** begin DATA FOR PROCESSING **
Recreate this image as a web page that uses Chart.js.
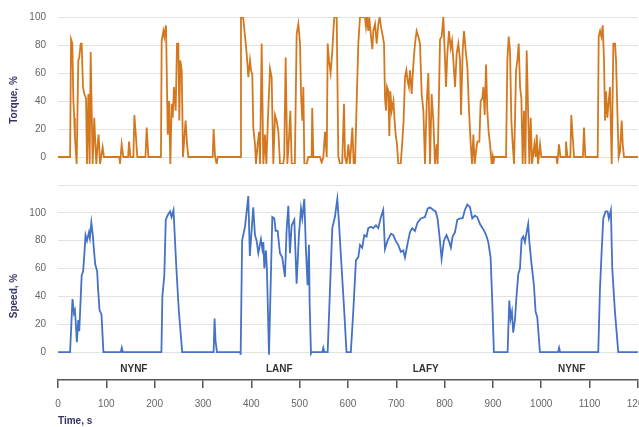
<!DOCTYPE html>
<html>
<head>
<title>Torque and speed</title>
<style>
  body { margin: 0; background: #fff; overflow: hidden; width: 639px; height: 427px; }
  .panel { position: relative; width: 659px; }
</style>
</head>
<body>
<div class="panel" style="height:170px"><canvas id="torqueChart"></canvas></div>
<div class="panel" style="height:257px"><canvas id="speedChart"></canvas></div>

<script src="https://cdn.jsdelivr.net/npm/chart.js"></script>
<script>
// torque, % against time, s
const torqueT = [0, 25, 27, 29.7, 31.7, 33.5, 35, 38.6, 42, 44, 47, 49, 51.7, 54.5, 58, 60, 62.8, 65.5, 67.6, 69.7, 71.7, 75, 77.3, 79.3, 82, 84, 87, 92.4, 95,
  127, 128.3, 131.7, 135, 145, 147, 149.7, 156, 158, 161.4, 164, 181, 183.5, 187,
  213, 214.5, 218, 220, 221.4, 223.5, 227, 229.7, 232.4, 235.2, 237.3, 240, 243.5, 246.2, 249, 251, 253, 256, 258.6, 264, 267, 269.7,
  320, 322, 325, 328.3, 330.4,
  377, 378.6, 383, 387, 390.3, 393.8, 397.2, 399.3, 402, 404, 407.6, 409.7, 413, 416, 418, 421.4, 424.8, 428.3, 431, 435, 438.6, 442, 445.5,
  449, 452.4, 456, 459.3, 466, 468, 471, 474.5, 478, 480.7, 483.5, 490, 493.8, 497.3, 500.7, 502.8, 505.5, 507.6, 509.7, 514.5, 518,
  524.8, 526, 528.3, 542, 545.5, 549, 552.4, 556, 558, 560.7, 564, 567.6, 569.7, 571.7, 576.6, 580, 583.5, 588, 591.7, 593.8, 597.3,
  600.7, 604, 609, 611.7, 614.5, 618, 621.4, 624.8, 635, 637.2, 639.3, 642, 644, 647.6, 650.4, 652.4, 656, 659.3, 662.8, 665.5, 668.3,
  671, 674.5, 676.6, 678.6, 680.7, 683.5, 685.5, 687.6, 690.4, 694, 696, 698.6, 701.4, 704, 709, 712.4, 715, 718, 720.7, 723.5, 726,
  728.3, 731.7, 735.2, 738.6, 742, 745.5, 749, 752.4, 756, 759.3, 762.8, 766.2, 769.7, 773, 776.6, 780, 783.5, 785.5, 790.4, 793.8,
  797.3, 800.7, 802.8, 805.6, 809, 812.5, 815.2, 818, 821.4, 824.9, 828.3, 831.8, 833.8, 837.3, 840, 843.5, 847, 850.4, 853.9, 856.6,
  859.4, 862.1, 864.9, 867.6, 871.8, 874.5, 878, 880, 882.8, 885.6, 888.3, 891, 893.9, 897.3, 899.4, 900.7, 902.8,
  927, 929.7, 932.5, 935.2, 938, 940.8, 943.5, 947.7, 950.4, 953.2, 956, 958.7, 961.4, 964.2, 967, 969.7, 972.5, 975.2, 978, 980.8,
  985.6, 988.3, 990.4, 993.2, 997.3, 1000, 1031, 1033, 1036.6, 1039.4, 1049, 1051, 1054, 1060, 1062, 1065, 1067.7, 1086, 1088.3, 1091,
  1116.6, 1118.7, 1121.5, 1124.2, 1127, 1129.7, 1131.8, 1133.9, 1136.6, 1139.4, 1142, 1145.6, 1149, 1152.5, 1154.6, 1157.3, 1160,
  1162.8, 1166.3, 1168.4, 1171, 1200];
const torqueV = [0, 0, 84, 81, 42, 28, 14, -5, 69, 71, 81, 81, 50, 45, 42, -5, 45, -5, 75, 33, -5, 28, 9, -5, 9, 16, -5, 7, 0,
  0, -5, 9, 0, 0, 11, 0, 0, 30, 14, 0, 0, 21, 0,
  0, 83, 90, 86, 90, 94, 16, 40, -5, 38, 28, 50, 33, 81, 81, 26, 69, 62, 0, 26, 9, 0,
  0, 20, 0, -5, 0,
  0, 100, 100, 86, 74, 57, 69, 62, 59, 21, 9, -5, 9, 18, -5, 81, -5, 16, -5, 33, 63, 57, -5,
  30, 26, 18, -5, -5, 0, 71, -5, 14, 33, -5, -5, 88, 95, 81, 45, 26, 50, -5, -5, 0,
  0, 35, 0, 0, -4, 0, 18, 0, 81, 69, 60, 76, 90, 100, 100, 0, -5, -5, 38, 0, -5,
  9, -5, 21, -5, -5, 40, 81, 100, 100, 93, 100, 90, 100, 86, 77, 90, 95, 81, 95, 100, 93,
  88, 81, 42, 33, 50, 47, 15, 47, 33, 40, 28, 16, 9, -5, -5, 11, 26, 57, 62, 54, 50,
  62, 45, 66, 81, 90, 86, 81, 45, 33, -5, 38, 60, -5, 45, 26, -5, 9, -5, 84, 86,
  100, 69, 50, 74, 90, 78, 83, 69, 50, 74, 81, 69, 30, 76, 90, 76, 64, 33, 9, -5,
  16, -5, 4, 11, 11, 40, 42, 50, 30, 66, 33, 18, 9, -5, 0, -5, 0,
  0, 69, 86, 76, 26, 9, -5, 62, 69, 81, 50, 42, -5, 33, -5, 76, 35, -5, 28, -5,
  9, 0, 16, -5, 9, 0, 0, -5, 9, 0, 0, 11, 0, 0, 30, 14, 0, 0, 21, 0,
  0, 86, 90, 86, 94, 69, 26, 47, 28, 40, 50, -5, 81, 81, 69, 33, 0,
  4, 26, 9, 0, 0];

// speed, % against time, s
const speedT = [0, 25, 30, 33, 35, 37, 39, 42, 44, 49, 52, 54.5, 57, 60, 64, 66, 69, 72, 74, 77, 81, 83, 86, 90, 94, 130, 132, 134,
  214, 216, 220, 223, 228, 232, 235, 239, 245, 250, 257, 322, 324, 326, 329,
  377, 378, 381, 387, 393.8, 397, 404, 407.6, 411, 414.5, 420, 422.8, 425, 427, 430.3, 432.4, 436.6, 443.5, 447.6, 450.4, 454.5,
  459.3, 464, 469.7, 473, 476.6, 480, 483.5, 489, 493.8, 498.6, 502.8, 505.5, 509.7, 513, 516.5, 519.3, 520.7, 523.5, 525, 547, 549, 551,
  558, 567.6, 573, 578, 581.4, 587, 592.4, 597, 606, 611, 616.6, 621.4, 625, 629.6, 633.8, 638.6, 642, 647.6, 652.4, 658, 662.8,
  668.3, 673, 676.6, 682, 689, 694, 698.6, 704, 709.6, 714.5, 718, 723.5, 728.3, 733, 738.6, 744, 751, 759.3, 765, 769.7, 776.6,
  781.4, 785.5, 790.4, 793.8, 798.7, 804, 809.7, 813, 816.6, 821.4, 826.3, 831.8, 837.3, 842, 847, 852.5, 857.3, 862.8, 867.6,
  873.2, 878.7, 883.5, 887, 890.4, 895.2, 898.7, 902,
  930.4, 933.9, 936.6, 939.4, 942, 945.6, 949, 952.5, 956, 959.4, 962.8, 966.3, 969.7, 973, 975.2, 980, 984.9, 988.3, 991.8, 997.3,
  1035, 1037, 1039, 1118, 1121.5, 1125, 1128.4, 1133.2, 1137.3, 1140, 1144.2, 1147, 1152.5, 1159.4, 1200];
const speedV = [0, 0, 38, 28, 30, 20, 7, 23, 15, 55, 58, 70, 84, 80, 86, 82, 93, 84, 75, 63, 58, 45, 30, 27, 0, 0, 3, 0,
  0, 40, 55, 95, 99, 101, 97, 102, 60, 30, 0, 0, 24, 8, 0,
  0, -2, 80, 90, 112, 69, 104, 84, 80, 71, 81, 74, 79, 60, 73, 59, -2, 97, 96, 87, 87,
  71, 68, 54, 87, 105, 71, 91, 95, 49, 84, 103, 96, 110, 74, 48, 77, 36, -1, 0, 0, 3, 0,
  0, 89, 97, 110, 93, 60, 29, 0, 0, 29, 66, 68, 77, 75, 84, 83, 89, 90, 89, 91, 89,
  97, 102, 74, 80, 85, 84, 80, 77, 72, 73, 68, 78, 86, 89, 87, 93, 96, 97, 103, 104, 102,
  101, 96, 80, 67, 80, 84, 79, 75, 83, 86, 95, 96, 96, 102, 106, 104, 96, 98, 97,
  92, 89, 86, 83, 79, 68, 36, 0,
  0, 37, 24, 29, 14, 23, 41, 56, 60, 81, 83, 79, 86, 92, 80, 63, 48, 29, 25, 0,
  0, 3, 0, 0, 45, 72, 96, 101, 101, 96, 102, 60, 29, 0, 0];

const torqueGrid = [0, 20, 40, 60, 80, 100];
const speedGrid = [0, 20, 40, 60, 80, 100, 120];
const timeTicks = [0, 100, 200, 300, 400, 500, 600, 700, 800, 900, 1000, 1100, 1200];
const segCenters = [157, 458, 761, 1063];
const segLabels = ['NYNF', 'LANF', 'LAFY', 'NYNF'];

const FONT = "'Liberation Sans', Arial, sans-serif";
Chart.defaults.font.family = FONT;
Chart.defaults.font.size = 10;
Chart.defaults.color = '#666';

// y titles are centred on the whole panel, not only on the plot area
const sideTitle = {
  id: 'sideTitle',
  afterDraw(chart, args, opts) {
    const c = chart.ctx;
    c.save();
    c.translate(opts.x, opts.y);
    c.rotate(-Math.PI / 2);
    c.font = 'bold 10px ' + FONT;
    c.fillStyle = '#333366';
    c.textAlign = 'center';
    c.textBaseline = 'middle';
    c.fillText(opts.text, 0, 0);
    c.restore();
  }
};

// invisible 12px tick marks keep the labels off the plot without the big label padding
function yAxis(min, max, grid) {
  return {
    min: min,
    max: max,
    afterBuildTicks: a => { a.ticks = grid.map(v => ({ value: v })); },
    afterFit: a => { a.width = 58; },
    grid: { color: '#e3e3e3', drawTicks: true, tickLength: 12, tickColor: 'rgba(0,0,0,0)' },
    border: { display: false },
    ticks: { padding: 0, callback: v => (v > 100 ? '' : v) }
  };
}

function lineData(ts, vs, color) {
  return {
    datasets: [{
      data: ts.map((t, i) => ({ x: t, y: vs[i] })),
      borderColor: color,
      borderWidth: 1.8,
      pointRadius: 0,
      tension: 0
    }]
  };
}

new Chart(document.getElementById('torqueChart'), {
  type: 'line',
  data: lineData(torqueT, torqueV, '#d4781f'),
  plugins: [sideTitle],
  options: {
    responsive: true,
    maintainAspectRatio: false,
    animation: false,
    devicePixelRatio: 1,
    layout: { padding: { top: 17, right: 21, bottom: 0, left: 0 } },
    plugins: {
      legend: { display: false },
      tooltip: { enabled: false },
      sideTitle: { text: 'Torque, %', x: 14, y: 100 }
    },
    scales: {
      x: { type: 'linear', min: 0, max: 1200, display: false },
      y: yAxis(-5, 100, torqueGrid)
    }
  }
});

new Chart(document.getElementById('speedChart'), {
  type: 'line',
  data: lineData(speedT, speedV, '#4472c4'),
  plugins: [sideTitle],
  options: {
    responsive: true,
    maintainAspectRatio: false,
    animation: false,
    devicePixelRatio: 1,
    layout: { padding: { top: 15, right: 14, bottom: 0, left: 0 } },
    plugins: {
      legend: { display: false },
      tooltip: { enabled: false },
      sideTitle: { text: 'Speed, %', x: 14, y: 126 }
    },
    scales: {
      seg: {
        type: 'linear',
        position: 'bottom',
        weight: 0,
        min: 0,
        max: 1200,
        afterBuildTicks: a => { a.ticks = segCenters.map(v => ({ value: v })); },
        afterFit: a => { a.height = 21; },
        grid: { display: false, drawTicks: false },
        border: { display: false },
        ticks: {
          padding: 4,
          color: '#333',
          font: { weight: 'bold' },
          callback: v => segLabels[segCenters.indexOf(v)]
        }
      },
      x: {
        type: 'linear',
        position: 'bottom',
        weight: 1,
        min: 0,
        max: 1200,
        afterBuildTicks: a => { a.ticks = timeTicks.map(v => ({ value: v })); },
        afterFit: a => { a.height = 47; },
        grid: { drawOnChartArea: false, drawTicks: true, tickLength: 8, color: '#555', lineWidth: 1.5 },
        border: { display: true, color: '#555', width: 1.5 },
        ticks: { padding: 10, maxRotation: 0, callback: v => String(v) },
        title: {
          display: true,
          text: 'Time, s',
          align: 'start',
          color: '#333366',
          font: { weight: 'bold' },
          padding: { top: 0, bottom: 0 }
        }
      },
      y: yAxis(-5, 120, speedGrid)
    }
  }
});
</script>
</body>
</html>
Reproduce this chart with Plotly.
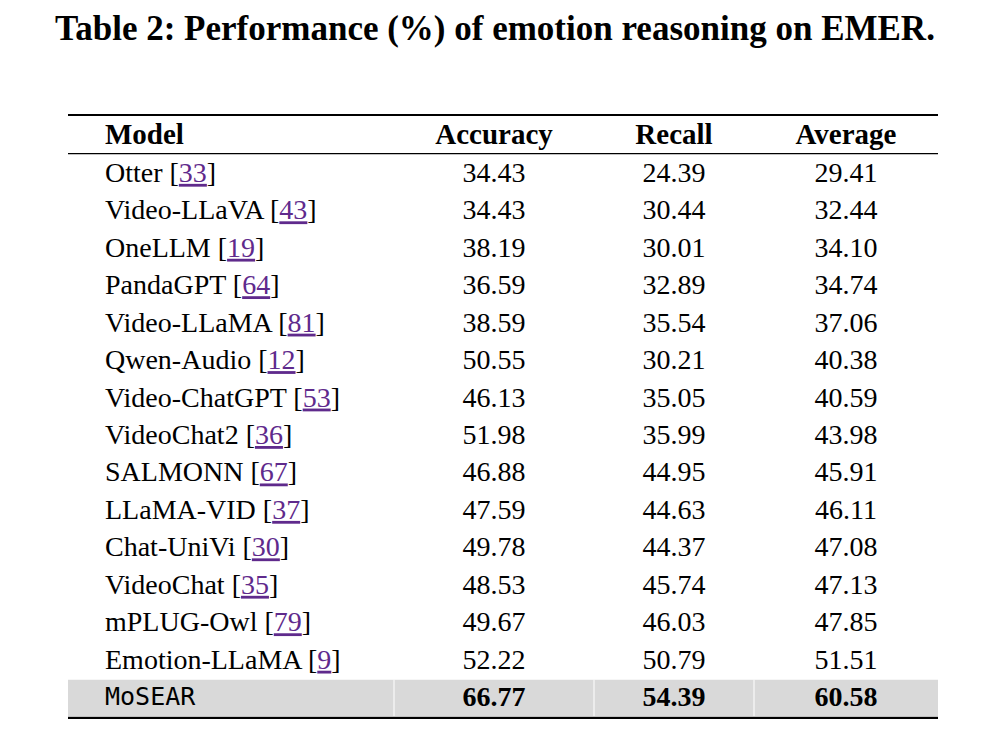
import plotly.graph_objects as go

# table content
headers = ["Model", "Accuracy", "Recall", "Average"]
models = ["Otter", "Video-LLaVA", "OneLLM", "PandaGPT", "Video-LLaMA", "Qwen-Audio",
          "Video-ChatGPT", "VideoChat2", "SALMONN", "LLaMA-VID", "Chat-UniVi",
          "VideoChat", "mPLUG-Owl", "Emotion-LLaMA", "MoSEAR"]
cites = [33, 43, 19, 64, 81, 12, 53, 36, 67, 37, 30, 35, 79, 9, None]
accuracy = [34.43, 34.43, 38.19, 36.59, 38.59, 50.55, 46.13, 51.98, 46.88, 47.59,
            49.78, 48.53, 49.67, 52.22, 66.77]
recall = [24.39, 30.44, 30.01, 32.89, 35.54, 30.21, 35.05, 35.99, 44.95, 44.63,
          44.37, 45.74, 46.03, 50.79, 54.39]
average = [29.41, 32.44, 34.10, 34.74, 37.06, 40.38, 40.59, 43.98, 45.91, 46.11,
           47.08, 47.13, 47.85, 51.51, 60.58]

title = "Table 2: Performance (%) of emotion reasoning on EMER."

# layout constants (x in page pixels, y in row units)
W, H = 990, 744
PAGE_PAD = 8  # body margin of the page around the plot
ROW0_PX, ROW_PX = 173, 37.45
TEXT_DY = 0.05  # nudge text down a little inside its row
X_LEFT, X_RIGHT = 68, 938
X_MODEL = 105
X_COLS = [494, 674, 846]
COL_EDGES = [394, 594, 754]
SERIF = "Liberation Serif"
MONO = "DejaVu Sans Mono"
CITE = "#5f2a8c"
ULINE = "#3a7bd0"


def cite_label(name, c):
    if c is None:
        return name
    return (f'{name} [<span style="color:{CITE};text-decoration:underline;'
            f'text-decoration-color:{ULINE}">{c}</span>]')


n = len(models)
body = list(range(n - 1))
ours = n - 1
rows = list(range(n))
cols = [accuracy, recall, average]
header_y = -1.03 + TEXT_DY

fig = go.Figure()

# header
fig.add_trace(go.Scatter(
    x=[X_MODEL], y=[header_y], mode="text", text=[f"<b>{headers[0]}</b>"],
    textposition="middle right", textfont=dict(family=SERIF, size=29, color="black"),
    hoverinfo="skip"))
fig.add_trace(go.Scatter(
    x=X_COLS, y=[header_y] * 3, mode="text", text=[f"<b>{h}</b>" for h in headers[1:]],
    textposition="middle center", textfont=dict(family=SERIF, size=29, color="black"),
    hoverinfo="skip"))

# model names
fig.add_trace(go.Scatter(
    x=[X_MODEL] * len(body), y=[i + TEXT_DY for i in body], mode="text",
    text=[cite_label(models[i], cites[i]) for i in body],
    textposition="middle right", textfont=dict(family=SERIF, size=28, color="black"),
    hoverinfo="skip"))
fig.add_trace(go.Scatter(
    x=[X_MODEL], y=[ours + TEXT_DY], mode="text", text=[models[ours]],
    textposition="middle right", textfont=dict(family=MONO, size=25, color="black"),
    hoverinfo="skip"))

# values
for xc, vals in zip(X_COLS, cols):
    fig.add_trace(go.Scatter(
        x=[xc] * n, y=[i + TEXT_DY for i in rows], mode="text",
        text=[f"{vals[i]:.2f}" if i != ours else f"<b>{vals[i]:.2f}</b>" for i in rows],
        textposition="middle center", textfont=dict(family=SERIF, size=28, color="black"),
        hoverinfo="skip"))

shapes = [
    # highlighted row
    dict(type="rect", xref="x", yref="y", x0=X_LEFT, x1=X_RIGHT, y0=ours - 0.47, y1=ours + 0.5,
         fillcolor="#d9d9d9", line_width=0, layer="below"),
]
for xe in COL_EDGES:
    shapes.append(dict(type="line", xref="x", yref="y", x0=xe, x1=xe, y0=ours - 0.47,
                       y1=ours + 0.5, line=dict(color="white", width=1), layer="below"))
shapes += [
    dict(type="line", xref="x", yref="y", x0=X_LEFT, x1=X_RIGHT, y0=-1.55, y1=-1.55,
         line=dict(color="black", width=2)),
    dict(type="line", xref="x", yref="y", x0=X_LEFT, x1=X_RIGHT, y0=-0.52, y1=-0.52,
         line=dict(color="black", width=1.2)),
    dict(type="line", xref="x", yref="y", x0=X_LEFT, x1=X_RIGHT, y0=ours + 0.55,
         y1=ours + 0.55, line=dict(color="black", width=2.2)),
]

fig.update_layout(
    width=W, height=H,
    margin=dict(l=0, r=0, t=0, b=0),
    paper_bgcolor="white", plot_bgcolor="white",
    showlegend=False,
    title=dict(text=f"<b>{title}</b>", x=0.5 - PAGE_PAD / W, xanchor="center",
               y=1 - (28 - PAGE_PAD) / H, yanchor="middle",
               font=dict(family=SERIF, size=35, color="black")),
    xaxis=dict(range=[PAGE_PAD, W + PAGE_PAD], visible=False, fixedrange=True),
    yaxis=dict(range=[(H + PAGE_PAD - ROW0_PX) / ROW_PX, -(ROW0_PX - PAGE_PAD) / ROW_PX],
               visible=False, fixedrange=True),
    shapes=shapes,
)

fig.write_html("out.html")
** end DATA FOR PROCESSING **
Which lines in the listing above hold the word "this"? Show each of them.

Recreate this image as a web page that uses Chart.js.
Reproduce this chart with Plotly.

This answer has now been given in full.